If you need to demonstrate further:
The probability that there will be exactly $y$ successes among these two variables is determined by measuring the probability of $y$ successes in a row followed by $2-y$ failures, then multiply this by the count of distinct ways to order these results.
That is:
$$\mathsf P(Y=y) = \underline{\qquad\qquad?}$$
Which was to be demonstrated. $\Box$

Alternatively, from first principles we use the Law of Total Probability to show that when we partition the results by the first variable:
$$\begin{align}
\mathsf P(Y=y)
 &= \mathsf P(X_1=1, X_2=y-1) + \mathsf P(X_1=0, X_2=y)

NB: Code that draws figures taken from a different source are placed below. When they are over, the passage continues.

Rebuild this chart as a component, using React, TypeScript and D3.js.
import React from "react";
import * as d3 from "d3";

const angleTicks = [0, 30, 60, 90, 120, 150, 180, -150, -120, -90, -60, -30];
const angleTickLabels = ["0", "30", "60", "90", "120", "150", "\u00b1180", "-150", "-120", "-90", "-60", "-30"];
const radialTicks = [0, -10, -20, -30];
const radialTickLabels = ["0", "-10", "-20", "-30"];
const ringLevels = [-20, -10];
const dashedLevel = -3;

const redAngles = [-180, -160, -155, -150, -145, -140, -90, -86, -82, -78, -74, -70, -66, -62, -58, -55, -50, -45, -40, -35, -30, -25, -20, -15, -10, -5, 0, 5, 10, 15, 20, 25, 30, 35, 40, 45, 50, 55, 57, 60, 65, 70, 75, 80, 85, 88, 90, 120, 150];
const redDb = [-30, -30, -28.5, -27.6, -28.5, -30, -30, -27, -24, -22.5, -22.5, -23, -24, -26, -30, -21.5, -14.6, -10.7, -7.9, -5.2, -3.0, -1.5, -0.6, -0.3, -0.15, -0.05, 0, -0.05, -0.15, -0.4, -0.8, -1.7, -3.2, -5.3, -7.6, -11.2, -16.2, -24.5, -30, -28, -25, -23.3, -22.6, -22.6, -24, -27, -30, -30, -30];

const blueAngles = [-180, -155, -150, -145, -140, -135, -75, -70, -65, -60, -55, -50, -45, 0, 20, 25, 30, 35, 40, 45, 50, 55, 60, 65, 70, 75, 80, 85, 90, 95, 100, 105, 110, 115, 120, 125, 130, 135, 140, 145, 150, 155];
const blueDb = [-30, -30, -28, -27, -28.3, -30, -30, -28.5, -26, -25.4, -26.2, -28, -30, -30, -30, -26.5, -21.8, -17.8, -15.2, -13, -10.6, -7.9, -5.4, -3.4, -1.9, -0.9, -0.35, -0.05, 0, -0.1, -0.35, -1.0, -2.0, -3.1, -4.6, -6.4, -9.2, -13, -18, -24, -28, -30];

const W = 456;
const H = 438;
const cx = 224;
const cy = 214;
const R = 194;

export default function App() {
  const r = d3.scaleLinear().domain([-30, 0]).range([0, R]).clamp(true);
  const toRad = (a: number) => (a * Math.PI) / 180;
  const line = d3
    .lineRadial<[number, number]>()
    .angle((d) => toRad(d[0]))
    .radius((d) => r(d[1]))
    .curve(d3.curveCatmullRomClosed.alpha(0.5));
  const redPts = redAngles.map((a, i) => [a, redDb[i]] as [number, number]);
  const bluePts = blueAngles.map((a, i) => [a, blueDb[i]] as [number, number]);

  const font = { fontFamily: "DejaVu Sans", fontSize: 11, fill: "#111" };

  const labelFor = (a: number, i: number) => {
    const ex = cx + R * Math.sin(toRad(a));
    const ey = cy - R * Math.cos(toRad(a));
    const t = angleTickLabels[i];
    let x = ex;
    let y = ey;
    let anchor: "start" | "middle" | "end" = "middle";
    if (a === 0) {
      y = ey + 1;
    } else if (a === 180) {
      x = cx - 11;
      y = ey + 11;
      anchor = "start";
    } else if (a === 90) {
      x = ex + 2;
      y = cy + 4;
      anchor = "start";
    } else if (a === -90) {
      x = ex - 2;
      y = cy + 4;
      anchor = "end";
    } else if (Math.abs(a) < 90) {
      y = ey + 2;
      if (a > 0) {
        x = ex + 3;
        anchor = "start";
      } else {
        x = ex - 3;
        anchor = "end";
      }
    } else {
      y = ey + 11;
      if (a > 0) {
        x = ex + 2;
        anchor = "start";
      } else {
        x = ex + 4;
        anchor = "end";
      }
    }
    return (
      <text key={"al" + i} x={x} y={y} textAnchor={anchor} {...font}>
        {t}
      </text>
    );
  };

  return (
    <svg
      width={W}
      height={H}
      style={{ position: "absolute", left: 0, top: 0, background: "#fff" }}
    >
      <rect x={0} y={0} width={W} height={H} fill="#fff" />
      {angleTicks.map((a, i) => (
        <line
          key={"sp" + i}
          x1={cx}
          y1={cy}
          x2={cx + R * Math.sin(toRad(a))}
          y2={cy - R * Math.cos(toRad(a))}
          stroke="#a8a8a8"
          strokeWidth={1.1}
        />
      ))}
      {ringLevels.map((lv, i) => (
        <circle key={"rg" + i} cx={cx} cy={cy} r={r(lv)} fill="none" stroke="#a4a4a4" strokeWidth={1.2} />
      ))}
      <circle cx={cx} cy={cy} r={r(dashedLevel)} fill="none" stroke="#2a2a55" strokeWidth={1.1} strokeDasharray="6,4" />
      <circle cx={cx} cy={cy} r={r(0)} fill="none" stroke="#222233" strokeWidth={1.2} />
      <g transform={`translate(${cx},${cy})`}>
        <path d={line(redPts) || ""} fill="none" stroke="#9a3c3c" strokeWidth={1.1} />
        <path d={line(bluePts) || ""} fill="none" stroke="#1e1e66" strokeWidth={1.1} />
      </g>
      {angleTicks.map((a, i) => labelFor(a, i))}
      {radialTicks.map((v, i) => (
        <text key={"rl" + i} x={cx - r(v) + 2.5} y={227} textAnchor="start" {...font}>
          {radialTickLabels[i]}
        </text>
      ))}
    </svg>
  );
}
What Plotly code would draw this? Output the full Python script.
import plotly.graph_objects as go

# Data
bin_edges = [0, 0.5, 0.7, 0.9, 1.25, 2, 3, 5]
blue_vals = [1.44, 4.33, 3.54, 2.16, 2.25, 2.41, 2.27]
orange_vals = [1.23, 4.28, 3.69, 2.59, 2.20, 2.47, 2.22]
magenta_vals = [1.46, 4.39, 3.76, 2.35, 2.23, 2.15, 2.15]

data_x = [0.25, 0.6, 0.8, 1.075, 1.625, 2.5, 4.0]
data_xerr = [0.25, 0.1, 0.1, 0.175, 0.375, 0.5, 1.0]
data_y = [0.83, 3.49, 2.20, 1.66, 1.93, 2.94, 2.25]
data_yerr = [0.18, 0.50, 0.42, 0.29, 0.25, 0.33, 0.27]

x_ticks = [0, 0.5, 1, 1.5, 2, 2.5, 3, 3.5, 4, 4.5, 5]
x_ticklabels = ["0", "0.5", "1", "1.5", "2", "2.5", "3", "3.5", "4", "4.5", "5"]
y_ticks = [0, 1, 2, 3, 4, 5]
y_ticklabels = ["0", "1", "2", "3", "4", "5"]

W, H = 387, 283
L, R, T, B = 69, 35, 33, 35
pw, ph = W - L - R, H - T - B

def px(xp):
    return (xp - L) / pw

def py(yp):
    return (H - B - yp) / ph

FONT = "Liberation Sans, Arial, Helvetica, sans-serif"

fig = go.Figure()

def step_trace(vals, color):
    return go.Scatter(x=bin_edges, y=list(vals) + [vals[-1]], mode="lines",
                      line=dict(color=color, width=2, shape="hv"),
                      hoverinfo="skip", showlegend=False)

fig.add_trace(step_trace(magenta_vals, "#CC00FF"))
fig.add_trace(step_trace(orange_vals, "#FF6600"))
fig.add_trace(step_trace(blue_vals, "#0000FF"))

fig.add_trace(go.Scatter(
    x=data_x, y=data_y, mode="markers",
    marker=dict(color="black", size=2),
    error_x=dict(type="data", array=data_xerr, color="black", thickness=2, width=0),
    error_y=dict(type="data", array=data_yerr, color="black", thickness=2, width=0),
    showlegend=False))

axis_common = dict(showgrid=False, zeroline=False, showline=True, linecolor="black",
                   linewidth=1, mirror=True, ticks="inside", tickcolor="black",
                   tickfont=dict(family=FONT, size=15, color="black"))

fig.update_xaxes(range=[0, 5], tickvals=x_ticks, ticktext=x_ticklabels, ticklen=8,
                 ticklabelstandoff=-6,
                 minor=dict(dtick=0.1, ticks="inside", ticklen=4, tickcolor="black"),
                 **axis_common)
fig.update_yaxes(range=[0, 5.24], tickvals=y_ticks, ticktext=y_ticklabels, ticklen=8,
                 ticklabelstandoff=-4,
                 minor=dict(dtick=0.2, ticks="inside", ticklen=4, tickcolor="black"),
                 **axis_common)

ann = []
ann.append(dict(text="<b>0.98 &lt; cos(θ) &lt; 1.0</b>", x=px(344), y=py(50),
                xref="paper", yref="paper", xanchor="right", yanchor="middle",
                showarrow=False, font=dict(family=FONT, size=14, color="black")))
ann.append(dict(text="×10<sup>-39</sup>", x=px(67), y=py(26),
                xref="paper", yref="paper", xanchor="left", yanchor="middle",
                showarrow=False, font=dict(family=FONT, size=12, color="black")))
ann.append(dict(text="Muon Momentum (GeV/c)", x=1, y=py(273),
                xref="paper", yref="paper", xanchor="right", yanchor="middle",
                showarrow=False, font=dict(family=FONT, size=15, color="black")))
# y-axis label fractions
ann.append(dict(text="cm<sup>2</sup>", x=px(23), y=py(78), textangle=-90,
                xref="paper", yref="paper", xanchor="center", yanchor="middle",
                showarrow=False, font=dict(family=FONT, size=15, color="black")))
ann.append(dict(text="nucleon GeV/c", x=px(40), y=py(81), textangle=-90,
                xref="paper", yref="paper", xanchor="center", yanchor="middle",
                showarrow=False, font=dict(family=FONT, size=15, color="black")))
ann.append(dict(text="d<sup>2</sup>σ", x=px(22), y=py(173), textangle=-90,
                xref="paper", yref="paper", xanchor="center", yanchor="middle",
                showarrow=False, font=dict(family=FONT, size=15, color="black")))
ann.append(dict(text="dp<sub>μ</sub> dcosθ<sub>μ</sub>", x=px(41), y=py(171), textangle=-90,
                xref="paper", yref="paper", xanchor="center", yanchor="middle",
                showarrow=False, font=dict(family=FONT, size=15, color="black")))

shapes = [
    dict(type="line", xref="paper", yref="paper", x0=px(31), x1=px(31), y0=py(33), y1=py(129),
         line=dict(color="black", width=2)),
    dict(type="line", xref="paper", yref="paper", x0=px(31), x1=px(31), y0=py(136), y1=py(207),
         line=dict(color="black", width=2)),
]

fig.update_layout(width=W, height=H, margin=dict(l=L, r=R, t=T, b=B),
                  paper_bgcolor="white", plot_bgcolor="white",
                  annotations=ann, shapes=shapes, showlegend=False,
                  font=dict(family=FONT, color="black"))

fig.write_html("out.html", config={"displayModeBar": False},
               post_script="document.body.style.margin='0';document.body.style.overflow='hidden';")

\\[1ex]& = p\cdot \mathsf P(X_2=y-1) + (1-p)\cdot \mathsf P(X_2=y)
\\[1ex]& = \begin{cases}
 \underline\qquad & : y =0
\\ \underline\qquad & : y=1
\\ \underline\qquad & : y=2
\end{cases}
\end{align}$$
Which was to be demonstrated. $\Box$

Fill in the blanks if required.  But really, you don't need to go passed the first tombstone.
A: The range of the random variable must be $\{0,1,2\}$.  You have to show the probabilities of the three values is the same.  So just calculate the three probabilities of a binomial with parameters $2$ and $p$ and do the same for the sum of two Bernoulli trials with parameter $p$ and you'll see the three probabilities are the same in both cases.  So they are the same random variable.